■ **Exercise**
Copy out each line of the listing that has the word "chart" in it.
++++++
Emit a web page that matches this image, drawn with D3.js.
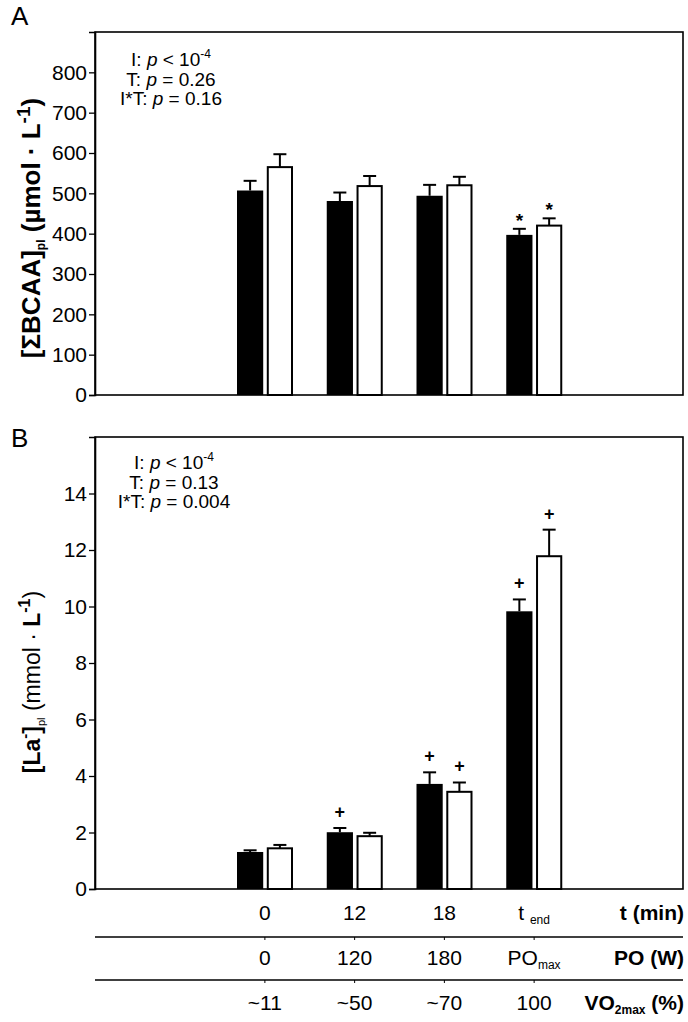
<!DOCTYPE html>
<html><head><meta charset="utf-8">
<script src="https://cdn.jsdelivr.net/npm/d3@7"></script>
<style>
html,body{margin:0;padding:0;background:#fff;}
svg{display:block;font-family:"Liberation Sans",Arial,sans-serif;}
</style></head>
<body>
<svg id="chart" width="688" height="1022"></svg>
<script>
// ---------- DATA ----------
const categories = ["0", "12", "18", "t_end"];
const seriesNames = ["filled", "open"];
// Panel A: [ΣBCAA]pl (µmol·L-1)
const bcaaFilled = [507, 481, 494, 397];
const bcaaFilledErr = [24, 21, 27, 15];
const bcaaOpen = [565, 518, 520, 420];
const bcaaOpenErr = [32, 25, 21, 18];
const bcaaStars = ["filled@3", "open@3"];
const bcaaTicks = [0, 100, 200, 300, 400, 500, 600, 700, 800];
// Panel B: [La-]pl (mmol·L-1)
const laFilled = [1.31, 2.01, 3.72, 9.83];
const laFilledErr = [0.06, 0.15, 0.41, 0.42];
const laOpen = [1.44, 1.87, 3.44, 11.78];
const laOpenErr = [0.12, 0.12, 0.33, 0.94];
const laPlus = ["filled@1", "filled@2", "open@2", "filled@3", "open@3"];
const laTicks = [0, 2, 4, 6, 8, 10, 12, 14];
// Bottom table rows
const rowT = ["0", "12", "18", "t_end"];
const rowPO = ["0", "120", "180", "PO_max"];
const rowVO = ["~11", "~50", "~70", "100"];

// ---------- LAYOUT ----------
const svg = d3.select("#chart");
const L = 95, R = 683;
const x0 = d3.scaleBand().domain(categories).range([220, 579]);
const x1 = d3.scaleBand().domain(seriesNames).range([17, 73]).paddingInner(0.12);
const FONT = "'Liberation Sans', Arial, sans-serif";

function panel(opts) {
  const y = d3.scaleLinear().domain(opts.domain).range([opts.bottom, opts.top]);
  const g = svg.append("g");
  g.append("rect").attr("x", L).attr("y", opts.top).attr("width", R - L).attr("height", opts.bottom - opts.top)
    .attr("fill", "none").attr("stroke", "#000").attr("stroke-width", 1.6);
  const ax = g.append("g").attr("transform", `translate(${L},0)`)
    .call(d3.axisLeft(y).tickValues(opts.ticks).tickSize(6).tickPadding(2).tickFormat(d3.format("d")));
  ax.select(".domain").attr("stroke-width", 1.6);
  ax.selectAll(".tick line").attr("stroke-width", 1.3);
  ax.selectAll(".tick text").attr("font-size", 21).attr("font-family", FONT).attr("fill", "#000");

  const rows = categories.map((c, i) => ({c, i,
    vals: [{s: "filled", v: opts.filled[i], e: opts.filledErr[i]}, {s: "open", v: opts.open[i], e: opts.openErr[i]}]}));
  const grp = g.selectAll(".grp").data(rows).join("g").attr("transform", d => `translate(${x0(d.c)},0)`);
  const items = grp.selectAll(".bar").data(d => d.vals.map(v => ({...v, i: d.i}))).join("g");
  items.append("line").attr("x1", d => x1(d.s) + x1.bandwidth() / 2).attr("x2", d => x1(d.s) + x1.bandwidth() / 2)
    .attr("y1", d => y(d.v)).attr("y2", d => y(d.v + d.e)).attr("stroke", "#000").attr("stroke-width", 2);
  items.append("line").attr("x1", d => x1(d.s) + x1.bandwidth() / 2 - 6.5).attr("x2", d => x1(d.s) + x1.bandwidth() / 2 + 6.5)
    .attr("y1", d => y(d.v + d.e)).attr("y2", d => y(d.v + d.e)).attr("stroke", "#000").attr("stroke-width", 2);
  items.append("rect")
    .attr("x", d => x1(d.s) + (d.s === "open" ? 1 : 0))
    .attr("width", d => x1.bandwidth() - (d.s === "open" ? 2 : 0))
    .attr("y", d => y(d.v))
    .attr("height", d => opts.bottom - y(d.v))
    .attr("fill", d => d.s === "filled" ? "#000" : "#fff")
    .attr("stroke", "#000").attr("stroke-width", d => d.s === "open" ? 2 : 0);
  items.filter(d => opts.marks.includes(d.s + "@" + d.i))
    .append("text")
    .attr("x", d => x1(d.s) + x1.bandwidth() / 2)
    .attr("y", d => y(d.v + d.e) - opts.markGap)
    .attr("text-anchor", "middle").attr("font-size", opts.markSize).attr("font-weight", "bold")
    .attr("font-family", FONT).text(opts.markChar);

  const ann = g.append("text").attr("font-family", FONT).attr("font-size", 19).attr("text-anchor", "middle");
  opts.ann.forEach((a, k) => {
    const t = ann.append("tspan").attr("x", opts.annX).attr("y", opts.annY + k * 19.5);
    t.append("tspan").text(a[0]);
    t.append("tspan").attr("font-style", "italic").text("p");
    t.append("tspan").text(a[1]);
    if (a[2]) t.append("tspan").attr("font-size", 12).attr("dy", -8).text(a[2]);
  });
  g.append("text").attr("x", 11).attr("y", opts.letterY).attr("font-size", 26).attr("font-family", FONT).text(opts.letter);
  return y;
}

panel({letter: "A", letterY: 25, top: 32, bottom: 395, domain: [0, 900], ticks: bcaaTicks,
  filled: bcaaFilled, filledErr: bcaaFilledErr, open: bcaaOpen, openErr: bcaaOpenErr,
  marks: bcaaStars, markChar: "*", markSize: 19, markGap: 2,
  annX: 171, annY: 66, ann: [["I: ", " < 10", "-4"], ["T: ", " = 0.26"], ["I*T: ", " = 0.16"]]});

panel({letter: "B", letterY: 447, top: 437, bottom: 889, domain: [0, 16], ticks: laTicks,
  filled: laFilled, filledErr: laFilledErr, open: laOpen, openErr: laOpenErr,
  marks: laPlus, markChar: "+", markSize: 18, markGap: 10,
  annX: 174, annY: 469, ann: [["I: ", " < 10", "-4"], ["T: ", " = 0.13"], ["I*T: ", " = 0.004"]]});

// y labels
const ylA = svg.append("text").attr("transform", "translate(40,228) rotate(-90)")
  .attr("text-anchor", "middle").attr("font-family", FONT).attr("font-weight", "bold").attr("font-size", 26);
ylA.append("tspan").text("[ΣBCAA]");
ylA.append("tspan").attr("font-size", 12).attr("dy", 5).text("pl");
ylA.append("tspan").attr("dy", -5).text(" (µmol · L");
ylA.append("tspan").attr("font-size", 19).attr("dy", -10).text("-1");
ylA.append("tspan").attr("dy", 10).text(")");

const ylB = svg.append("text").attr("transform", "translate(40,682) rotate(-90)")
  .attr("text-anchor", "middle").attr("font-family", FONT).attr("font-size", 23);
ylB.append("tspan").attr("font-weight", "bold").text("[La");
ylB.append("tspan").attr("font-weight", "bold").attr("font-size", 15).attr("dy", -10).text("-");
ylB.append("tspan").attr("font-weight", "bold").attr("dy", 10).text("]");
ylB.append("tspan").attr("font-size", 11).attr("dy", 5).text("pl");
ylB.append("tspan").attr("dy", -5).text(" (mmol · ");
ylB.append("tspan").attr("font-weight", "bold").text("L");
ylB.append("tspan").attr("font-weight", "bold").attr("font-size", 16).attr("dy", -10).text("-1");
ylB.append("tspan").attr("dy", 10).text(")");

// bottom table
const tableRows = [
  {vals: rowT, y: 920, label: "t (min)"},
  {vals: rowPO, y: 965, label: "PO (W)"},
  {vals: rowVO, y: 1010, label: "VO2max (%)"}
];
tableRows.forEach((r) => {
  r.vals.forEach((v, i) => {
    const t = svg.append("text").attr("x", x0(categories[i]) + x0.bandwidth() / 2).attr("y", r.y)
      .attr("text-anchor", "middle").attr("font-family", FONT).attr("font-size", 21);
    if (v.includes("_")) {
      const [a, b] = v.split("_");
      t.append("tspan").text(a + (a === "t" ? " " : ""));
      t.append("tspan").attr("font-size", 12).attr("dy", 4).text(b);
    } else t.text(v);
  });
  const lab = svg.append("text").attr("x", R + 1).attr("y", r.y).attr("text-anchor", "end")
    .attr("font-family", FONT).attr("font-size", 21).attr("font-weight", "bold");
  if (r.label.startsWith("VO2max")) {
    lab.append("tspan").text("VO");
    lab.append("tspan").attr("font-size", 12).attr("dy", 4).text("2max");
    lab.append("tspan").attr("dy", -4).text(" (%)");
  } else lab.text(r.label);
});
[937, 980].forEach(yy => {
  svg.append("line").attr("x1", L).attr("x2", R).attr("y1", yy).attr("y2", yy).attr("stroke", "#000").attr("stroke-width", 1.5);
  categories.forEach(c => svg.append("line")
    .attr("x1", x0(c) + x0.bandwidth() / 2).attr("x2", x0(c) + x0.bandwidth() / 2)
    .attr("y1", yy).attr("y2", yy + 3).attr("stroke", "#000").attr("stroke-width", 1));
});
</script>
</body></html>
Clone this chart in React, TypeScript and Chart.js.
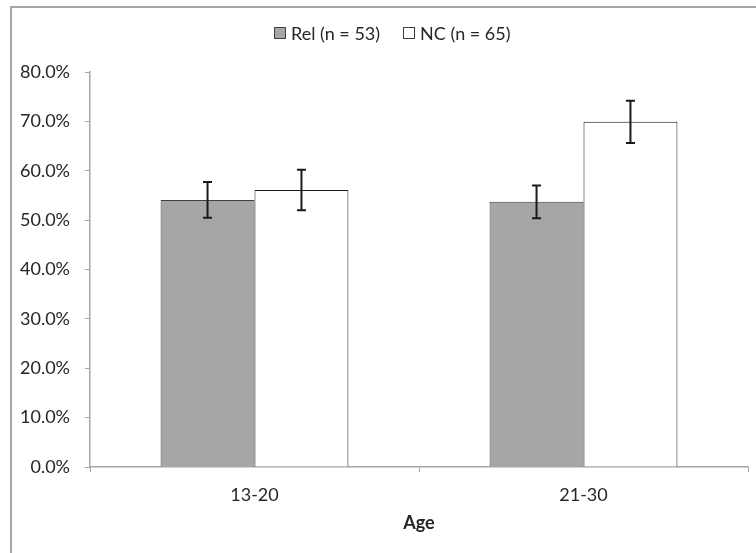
++++++
■ **Full output**
<svg id="chart" width="688" height="1022"></svg>
const svg = d3.select("#chart");
Clone this chart in React, TypeScript and Chart.js.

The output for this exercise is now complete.